● TASK PROMPT:
Scan the records below for the line with "Write a LaTeX" and the line with "(title) at (67,30)", and retype that range exactly, both ends included, pictures excepted.

● DATASET EXCERPTS:
-------------------------

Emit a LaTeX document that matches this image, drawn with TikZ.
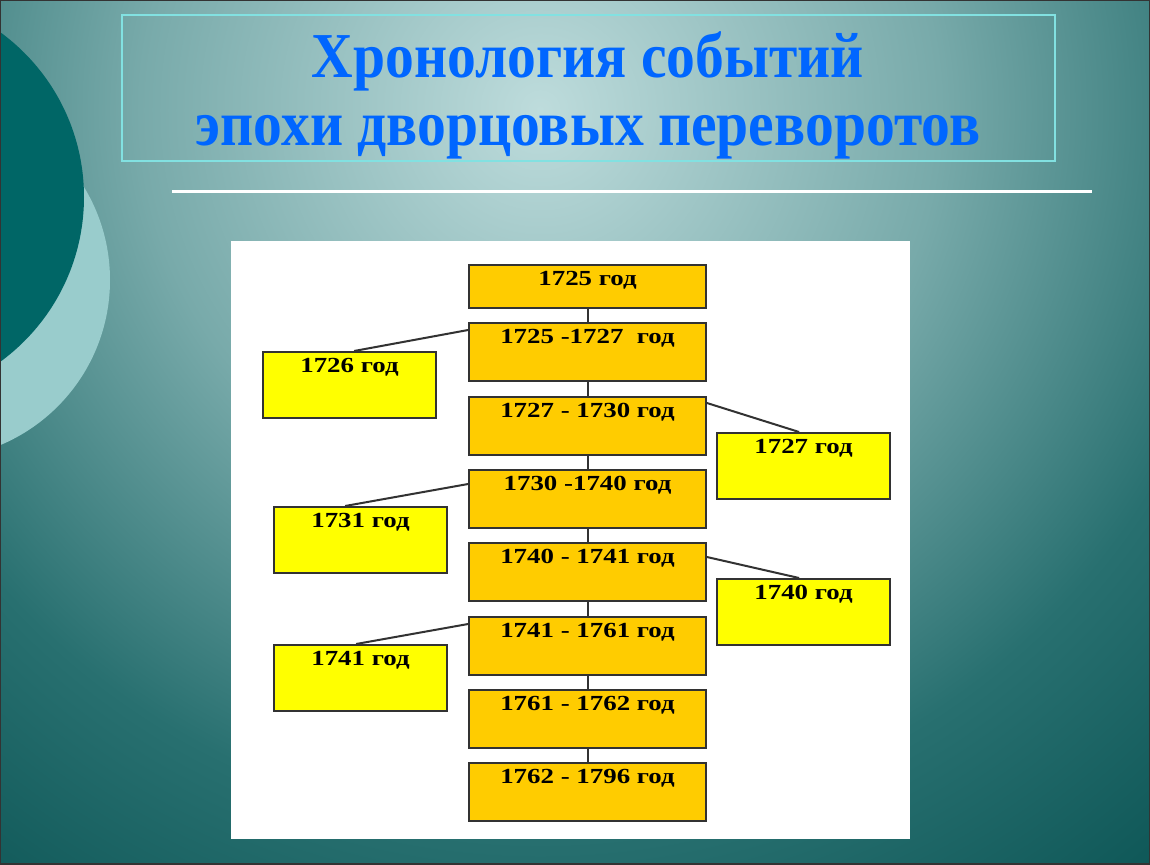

-------------------------

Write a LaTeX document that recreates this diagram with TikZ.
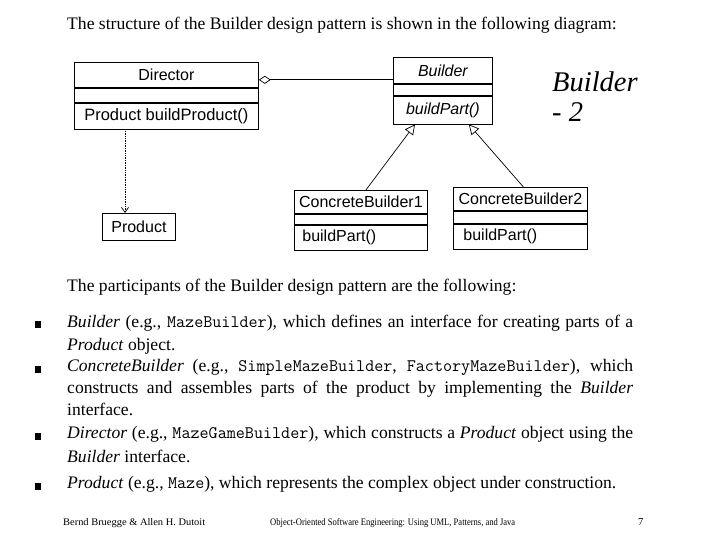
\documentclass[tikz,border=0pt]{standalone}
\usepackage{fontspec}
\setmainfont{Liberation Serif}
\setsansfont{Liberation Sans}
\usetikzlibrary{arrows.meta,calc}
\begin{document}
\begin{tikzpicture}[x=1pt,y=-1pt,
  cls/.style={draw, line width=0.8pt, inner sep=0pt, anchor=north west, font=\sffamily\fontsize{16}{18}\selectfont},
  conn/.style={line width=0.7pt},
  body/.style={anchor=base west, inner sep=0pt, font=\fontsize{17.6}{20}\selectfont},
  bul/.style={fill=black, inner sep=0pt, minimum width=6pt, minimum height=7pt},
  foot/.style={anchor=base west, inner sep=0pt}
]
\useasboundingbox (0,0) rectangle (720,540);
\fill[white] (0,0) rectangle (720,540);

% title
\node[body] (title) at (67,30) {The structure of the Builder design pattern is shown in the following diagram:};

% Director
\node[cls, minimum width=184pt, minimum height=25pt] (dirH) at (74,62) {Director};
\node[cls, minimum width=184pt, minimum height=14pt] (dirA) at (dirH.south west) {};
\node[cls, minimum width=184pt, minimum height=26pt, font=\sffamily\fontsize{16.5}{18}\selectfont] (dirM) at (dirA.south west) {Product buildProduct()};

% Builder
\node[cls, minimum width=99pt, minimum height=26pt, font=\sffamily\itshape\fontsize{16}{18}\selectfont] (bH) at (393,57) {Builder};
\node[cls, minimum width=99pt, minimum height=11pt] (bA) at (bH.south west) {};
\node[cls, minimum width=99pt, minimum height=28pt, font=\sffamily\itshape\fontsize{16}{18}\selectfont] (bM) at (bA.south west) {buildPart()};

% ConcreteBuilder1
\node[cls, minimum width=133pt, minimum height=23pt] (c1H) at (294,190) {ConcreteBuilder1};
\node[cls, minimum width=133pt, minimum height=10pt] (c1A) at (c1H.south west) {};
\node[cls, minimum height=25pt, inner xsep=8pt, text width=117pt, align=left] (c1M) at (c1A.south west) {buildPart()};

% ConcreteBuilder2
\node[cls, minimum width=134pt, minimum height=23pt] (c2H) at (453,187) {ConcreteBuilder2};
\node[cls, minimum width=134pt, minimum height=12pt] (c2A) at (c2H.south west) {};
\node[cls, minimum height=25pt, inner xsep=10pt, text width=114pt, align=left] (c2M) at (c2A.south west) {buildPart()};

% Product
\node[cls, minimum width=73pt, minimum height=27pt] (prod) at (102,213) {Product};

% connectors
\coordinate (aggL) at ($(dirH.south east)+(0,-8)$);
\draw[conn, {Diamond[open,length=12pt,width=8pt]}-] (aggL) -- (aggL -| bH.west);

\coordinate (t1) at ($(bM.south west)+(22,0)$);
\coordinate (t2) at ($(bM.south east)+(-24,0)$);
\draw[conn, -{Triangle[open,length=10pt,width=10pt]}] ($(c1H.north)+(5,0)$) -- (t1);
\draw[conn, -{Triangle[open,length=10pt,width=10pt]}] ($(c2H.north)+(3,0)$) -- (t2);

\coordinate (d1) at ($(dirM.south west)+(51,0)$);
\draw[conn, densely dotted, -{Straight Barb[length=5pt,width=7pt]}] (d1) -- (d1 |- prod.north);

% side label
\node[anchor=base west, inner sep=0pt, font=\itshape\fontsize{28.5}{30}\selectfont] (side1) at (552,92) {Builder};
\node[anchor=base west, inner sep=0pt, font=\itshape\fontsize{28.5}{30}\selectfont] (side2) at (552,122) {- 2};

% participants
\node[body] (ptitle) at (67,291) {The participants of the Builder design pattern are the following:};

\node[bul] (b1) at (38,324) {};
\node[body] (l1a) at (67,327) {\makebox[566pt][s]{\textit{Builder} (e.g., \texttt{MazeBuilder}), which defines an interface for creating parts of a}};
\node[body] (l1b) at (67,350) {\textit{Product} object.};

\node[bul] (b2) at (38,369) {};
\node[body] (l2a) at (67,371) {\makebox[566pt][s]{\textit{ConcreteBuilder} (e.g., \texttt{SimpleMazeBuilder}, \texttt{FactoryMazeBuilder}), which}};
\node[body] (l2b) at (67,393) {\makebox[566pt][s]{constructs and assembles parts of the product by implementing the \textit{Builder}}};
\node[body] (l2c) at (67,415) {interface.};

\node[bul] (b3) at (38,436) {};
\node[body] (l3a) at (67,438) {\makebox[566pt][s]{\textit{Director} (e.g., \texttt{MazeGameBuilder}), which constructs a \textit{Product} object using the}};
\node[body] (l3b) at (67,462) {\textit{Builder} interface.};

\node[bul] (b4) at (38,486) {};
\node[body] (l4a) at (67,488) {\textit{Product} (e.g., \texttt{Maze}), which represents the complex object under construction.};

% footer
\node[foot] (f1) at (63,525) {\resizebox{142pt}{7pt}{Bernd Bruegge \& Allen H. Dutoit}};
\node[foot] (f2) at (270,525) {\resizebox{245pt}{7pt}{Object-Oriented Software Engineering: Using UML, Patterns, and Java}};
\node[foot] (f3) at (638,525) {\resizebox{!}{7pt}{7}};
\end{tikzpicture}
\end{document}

-------------------------

● FINISHED TASK:
Write a LaTeX document that recreates this diagram with TikZ.
\documentclass[tikz,border=0pt]{standalone}
\usepackage{fontspec}
\setmainfont{Liberation Serif}
\setsansfont{Liberation Sans}
\usetikzlibrary{arrows.meta,calc}
\begin{document}
\begin{tikzpicture}[x=1pt,y=-1pt,
  cls/.style={draw, line width=0.8pt, inner sep=0pt, anchor=north west, font=\sffamily\fontsize{16}{18}\selectfont},
  conn/.style={line width=0.7pt},
  body/.style={anchor=base west, inner sep=0pt, font=\fontsize{17.6}{20}\selectfont},
  bul/.style={fill=black, inner sep=0pt, minimum width=6pt, minimum height=7pt},
  foot/.style={anchor=base west, inner sep=0pt}
]
\useasboundingbox (0,0) rectangle (720,540);
\fill[white] (0,0) rectangle (720,540);

% title
\node[body] (title) at (67,30) {The structure of the Builder design pattern is shown in the following diagram:};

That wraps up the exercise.